The image of the female African Lion, taken at Oaklawn Farm Zoo, below is a composite image meaning I replaced the background using Photoshop with an image of a field because the Lion did not move a way from the fence background. As in this case if the need arises to replace the background keep an eye out for background image possibilities at the zoo or surrounding area with the same light and colour so the composite will look as natural as possible. Always keep an eye out for possible scenes to use as backgrounds just in case the in camera image did not work as hoped. If you do not have access to Photoshop checkout a free online web browser based alternative called Photopea which will allow you to achieve background replacements.

The horses shown below, taken at Oaklawn Farm Zoo, were composed tightly to remove the surrounding distractions

The next four images shown below were taken at the Shubenacadie Wildlife Park. This image of the Cougar was using a longer focal length to blur out the fence close to the camera and a tight composition to remove the fence on the right side, however the Cougar did not move a way from the fence in the background, so I used Photoshop to remove the fence.

The image of the Arctic Wolf with the reflection was taken with a longer focal length and composed tightly to remove the fence for the left of the Wolf, however the background was his wooden den and as a result I replaced the background using Photoshop.

The image of the Timber Wolf was taken as the Wolf was pacing around it’s pen and I waited until the Wolf was in a position that gave a clean more natural background before I captured the image. The Timber wolf was in the optimum position in the pen, being far enough away to blur out the fence, a great background, and in good light.

The Red Fox image is a composite replacing the background because the pen just did not have any angles that I could position myself to get a good background. The background for the Fox image was shot at the zoo and used to replace the background using Photoshop.

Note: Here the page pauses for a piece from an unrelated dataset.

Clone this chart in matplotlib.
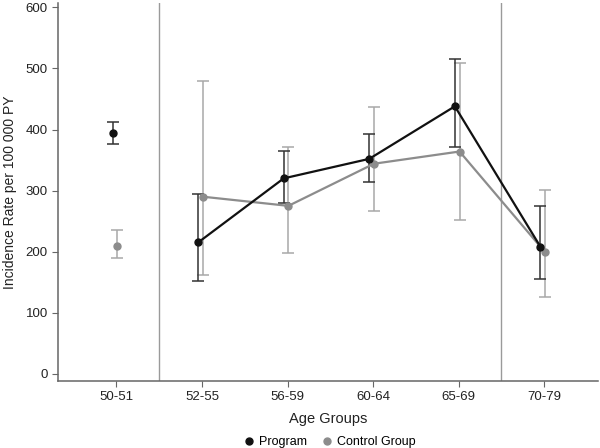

As you can see from the examples above that it’s challenging to get all of your images successfully in camera, and may require some Photoshop work to get a final image. In any case you can see it’s possible to create successful images. It’s well worth the experience, to get out for some fresh air, exercise, as well as support your local zoo.

With our monthly theme challenges we try to seek out an instructional resource, below are a few YouTube video links to help with some hints and ideas.

Zoo Photography instructional aids:
5 Tips For Taking Great Photos At The Zoo with Laurie Rubin: by Laurie Rubin [ViewBug] (14min 13sec)
No Fences Ep 137: Take and Make Great Photos with Gavin Hoey: by Gavin Hoey [Adorama] (12min 2sec)
How to Remove Fence Lines: Photoshop Tutorial #49: by Glyn Dewis (16min 5sec)
Remove Fence with 3 Simple Steps in Photoshop: by PiXimperfect (15min 33sec)

Students are encouraged to develop their ability to tell a story or invoke an emotion, as well as how to plan and troubleshoot while creating their images. As such it’s important to not only create the image but to also include a “title”, and write a short paragraph about; how they came up with the idea, any interesting back ground that compelled them to make the image, and describe any techniques on how they overcame any obstacles.

An important part of improving your photography is practice, which is one aspect of the monthly theme challenge, in addition you have an opportunity to learn about different genres, techniques and tips.